According to the Wall Street Journal, for the first time Americans will be able to own a piece of Warren Buffett. Buffett's Berkshire Hathaway Inc., whose multi-thousand-dollar share price made it a thinly traded luxury of wealthy investors and institutions, is going mainstream as it joins the the Standard & Poor's 500-stock index. More than 1 trillion dollars of investor money directly tracks this index. This is resulting in a scramble for Berkshire shares by index funds that, by one estimate, will reach 14 billion dollars of buying. Small-time investors, meanwhile, will finally be getting a piece of Buffett just as uncertainty about the future of of his 178 billion dollar conglomerate continues to rise. Buffet is 79 years old, and is entering the latter part of his career, and little is known about his succession plans, other than that he has placed the name of his replacement in an envelope he keeps in his office. The article in the Wall Street Journal goes on to say:
"Yet small investors are likely soon to have billions of dollars more in Berkshire stock, thanks both to its entry into the index and to a recent stock split.
Berkshire has long had two classes of stock. It split the lower-priced of these, known as the B shares, 50 to 1, making them affordable to more individual investors.
Joel Nath, a 25-year-old accountant who participates in an investment club called "Scratch & Win," always wanted to buy some Berkshire. The late-January split put the B shares, commonly known as Baby B's, within his reach. He bought nine at $73 each. (They closed Thursday at $76.69.)

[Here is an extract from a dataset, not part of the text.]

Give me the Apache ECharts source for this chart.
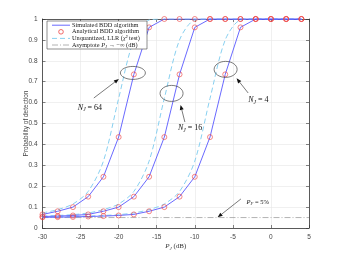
<!DOCTYPE html>
<html><head><meta charset="utf-8">
<script src="https://cdn.jsdelivr.net/npm/echarts@6/dist/echarts.min.js"></script>
<style>html,body{margin:0;padding:0;background:#fff}#c{width:342px;height:257px}</style>
</head><body><div id="c"></div>
<script>
const pj = [-30,-28,-26,-24,-22,-20,-18,-16,-14,-12,-10,-8,-6,-4,-2,0,2,4];
const sim64 = [0.065,0.08,0.10,0.15,0.245,0.435,0.735,0.96,1,1,1,1,1,1,1,1,1,1];
const sim16 = [0.055,0.057,0.06,0.065,0.08,0.10,0.15,0.245,0.435,0.735,0.96,1,1,1,1,1,1,1];
const sim4  = [0.051,0.052,0.053,0.055,0.057,0.06,0.065,0.08,0.10,0.15,0.245,0.435,0.735,0.96,1,1,1,1];
const ana64 = [0.065,0.08,0.10,0.15,0.245,0.435,0.735,0.96,1,1,1,1,1,1,1,1,1,1];
const ana16 = [0.055,0.057,0.06,0.065,0.08,0.10,0.15,0.245,0.435,0.735,0.96,1,1,1,1,1,1,1];
const ana4  = [0.051,0.052,0.053,0.055,0.057,0.06,0.065,0.08,0.10,0.15,0.245,0.435,0.735,0.96,1,1,1,1];
const llr64 = [0.072,0.088,0.115,0.175,0.32,0.62,0.9,0.995,1,1,1,1,1,1,1,1,1,1];
const llr16 = [0.057,0.06,0.064,0.072,0.088,0.115,0.175,0.32,0.62,0.9,0.995,1,1,1,1,1,1,1];
const llr4  = [0.052,0.053,0.055,0.057,0.06,0.064,0.072,0.088,0.115,0.175,0.32,0.62,0.9,0.995,1,1,1,1];
const asymX = [-30,5];
const asymY = [0.05,0.05];
const legendNames = ['Simulated BDD algorithm','Analytical BDD algorithm','Unquantized, LLR (\u03C7\u00B2 test)','Asymptote'];

const C_SIM='#5858ff', C_ANA='#ee4444', C_LLR='#88d0f0', C_ASY='#a0a0a0';
const zip=(a,b)=>a.map((v,i)=>[v,b[i]]);
const serif='"Liberation Serif", "DejaVu Serif", serif';
const sans='"Liberation Sans", Arial, sans-serif';

const chart = echarts.init(document.getElementById('c'));
const axisCommon = {
  axisLine:{show:true,onZero:false,lineStyle:{color:'#333',width:0.8}},
  axisTick:{show:true,inside:true,length:3,lineStyle:{color:'#333',width:0.6}},
};
const series=[];
[llr64,llr16,llr4].forEach(d=>series.push({name:legendNames[2],type:'line',data:zip(pj,d),symbol:'none',smooth:0.3,lineStyle:{color:C_LLR,width:1,type:[5,3]},z:2}));
[sim64,sim16,sim4].forEach(d=>series.push({name:legendNames[0],type:'line',data:zip(pj,d),symbol:'none',lineStyle:{color:C_SIM,width:0.9},z:3}));
[ana64,ana16,ana4].forEach(d=>series.push({name:legendNames[1],type:'scatter',data:zip(pj,d),symbol:'circle',symbolSize:5,itemStyle:{color:'rgba(0,0,0,0)',borderColor:C_ANA,borderWidth:0.8},z:4}));
series.push({name:legendNames[3],type:'line',data:zip(asymX,asymY),symbol:'none',lineStyle:{color:C_ASY,width:0.8,type:[6,2,1,2]},z:1});

chart.setOption({
  animation:false,
  grid:{left:42.5,right:33,top:19,bottom:29},
  xAxis:[{type:'value',min:-30,max:5,interval:5,...axisCommon,
    axisLabel:{fontSize:6.5,color:'#444',fontFamily:sans,margin:6},
    splitLine:{show:true,lineStyle:{color:'#e6e6e6',width:0.6}},
    name:'{i|P}{s|J} (dB)',nameLocation:'middle',nameGap:14,nameMoveOverlap:false,
    nameTextStyle:{fontFamily:serif,fontSize:7,color:'#333',rich:{i:{fontStyle:'italic',fontFamily:serif,fontSize:7,color:'#333'},s:{fontStyle:'italic',fontFamily:serif,fontSize:5,color:'#333',padding:[4,0,0,0]}}}},
    {type:'value',position:'top',min:-30,max:5,interval:5,...axisCommon,axisLabel:{show:false},splitLine:{show:false}}],
  yAxis:[{type:'value',min:0,max:1,interval:0.1,...axisCommon,
    axisLabel:{fontSize:6.5,color:'#444',fontFamily:sans,margin:5,formatter:v=>String(Math.round(v*10)/10)},
    splitLine:{show:true,lineStyle:{color:'#e6e6e6',width:0.6}},
    name:'Probability of detection',nameLocation:'middle',nameGap:13,nameMoveOverlap:false,
    nameTextStyle:{fontFamily:sans,fontSize:6.5,color:'#444'}},
    {type:'value',position:'right',min:0,max:1,interval:0.1,...axisCommon,axisLabel:{show:false},splitLine:{show:false}}],
  series
});

const px=p=>chart.convertToPixel({xAxisIndex:0,yAxisIndex:0},p);
const g=[];
// legend (drawn as graphic)
const L={x:47,y:21,w:100,h:28};
g.push({type:'rect',shape:{x:L.x,y:L.y,width:L.w,height:L.h},style:{fill:'#fff',stroke:'#444',lineWidth:0.6},z:20});
const rowsY=[25.2,31.8,38.4,45];
const lx1=52,lx2=70,tx=72;
g.push({type:'line',shape:{x1:lx1,y1:rowsY[0],x2:lx2,y2:rowsY[0]},style:{stroke:C_SIM,lineWidth:0.9},z:21});
g.push({type:'circle',shape:{cx:(lx1+lx2)/2,cy:rowsY[1],r:2.3},style:{fill:null,stroke:C_ANA,lineWidth:0.8},z:21});
g.push({type:'line',shape:{x1:lx1,y1:rowsY[2],x2:lx2,y2:rowsY[2]},style:{stroke:C_LLR,lineWidth:1,lineDash:[5,3]},z:21});
g.push({type:'line',shape:{x1:lx1,y1:rowsY[3],x2:lx2,y2:rowsY[3]},style:{stroke:C_ASY,lineWidth:0.8,lineDash:[6,2,1,2]},z:21});
const lrich={n:{fontFamily:serif,fontSize:6.3,fill:'#222'},i:{fontFamily:serif,fontStyle:'italic',fontSize:6.3,fill:'#222'},s:{fontFamily:serif,fontStyle:'italic',fontSize:4.5,fill:'#222',padding:[3,0,0,0]}};
const ltexts=['{n|Simulated BDD algorithm}','{n|Analytical BDD algorithm}','{n|Unquantized, LLR (}{i|\u03C7}{n|\u00B2 test)}','{n|Asymptote }{i|P}{s|J}{n| \u2192 \u2212\u221E (dB)}'];
ltexts.forEach((t,k)=>g.push({type:'text',x:tx,y:rowsY[k],style:{text:t,rich:lrich,verticalAlign:'middle',align:'left'},z:21}));

// annotations anchored in data space
const ellipses=[[-18.13,0.742,12.5,6.5],[-13.05,0.644,11.5,8],[-5.95,0.759,11.5,8]];
const arrows=[[[-23.26,0.622],[-19.97,0.713]],[[-11.30,0.507],[-11.87,0.589]],[[-2.99,0.646],[-4.51,0.716]],[[-3.94,0.139],[-7.0,0.051]]];
const labels=[[-25.36,0.574,'64'],[-12.22,0.478,'16'],[-2.99,0.612,'4']];
ellipses.forEach(e=>{const c=px([e[0],e[1]]);g.push({type:'ellipse',shape:{cx:c[0],cy:c[1],rx:e[2],ry:e[3]},style:{fill:null,stroke:'#444',lineWidth:0.7},z:10});});
arrows.forEach(a=>{const t=px(a[0]),h=px(a[1]);const dx=h[0]-t[0],dy=h[1]-t[1],Ln=Math.hypot(dx,dy),ux=dx/Ln,uy=dy/Ln;const hl=5,hw=2;
  const b=[h[0]-ux*hl,h[1]-uy*hl];
  g.push({type:'line',shape:{x1:t[0],y1:t[1],x2:b[0],y2:b[1]},style:{stroke:'#222',lineWidth:0.6},z:10});
  g.push({type:'polygon',shape:{points:[h,[b[0]-uy*hw,b[1]+ux*hw],[b[0]+uy*hw,b[1]-ux*hw]]},style:{fill:'#111'},z:10});});
const rich={i:{fontStyle:'italic',fontFamily:serif,fontSize:8,fill:'#111'},s:{fontStyle:'italic',fontFamily:serif,fontSize:5.5,fill:'#111',padding:[4,0,0,0]},n:{fontFamily:serif,fontSize:8,fill:'#111'}};
labels.forEach(l=>{const p=px([l[0],l[1]]);g.push({type:'text',x:p[0],y:p[1],style:{text:'{i|N}{s|J}{n| = '+l[2]+'}',rich,verticalAlign:'middle',align:'left'},z:10});});
const pf=px([-3.2,0.124]);
g.push({type:'text',x:pf[0],y:pf[1],style:{text:'{i|P}{s|F}{n| = 5%}',rich:{i:{...rich.i,fontSize:6.5},s:{...rich.s,fontSize:4.5,padding:[3,0,0,0]},n:{...rich.n,fontSize:6.5}},verticalAlign:'middle',align:'left'},z:10});
chart.setOption({graphic:g});
</script></body></html>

Mr. Nath, who lives and works in Omaha, Neb., where Berkshire is based, was turned on to investing at a young age by his grandmother, Marlene Matney. While baby-sitting for him and his two brothers, Ms. Matney, now 78, taught them to look at ticker symbols on television when they were learning the alphabet.
More recently, Ms. Matney was disappointed when she wasn't allowed to join "Scratch & Win," because the investment club didn't want two members from the same family. But she still has an edge. In the aftermath of the stock split, Mr. Nath and his brothers all bought shares for more than $70 each, Ms. Matney said, "but they didn't know that I waited until it went down." She bought hers for $68.
Sensing opportunity in Berkshire's move to the S&P 500 index, hedge-fund manager Jonathan Carmel has already made his move to play the stock."
So my question to you is, would you be willing to invest in Buffett's company Berkshire, even though he is 79 and there is uncertainty of who is going to take over the company for him?

1 comment:

  1. I, personally, wouldn't. He's old and will probably kick the bucket soon. I wouldn't want to risk it now that uncertainty about the future of his company is significantly rising. If I did buy some, I would wait a year, see if it hd gone up, collect my profit, and get out.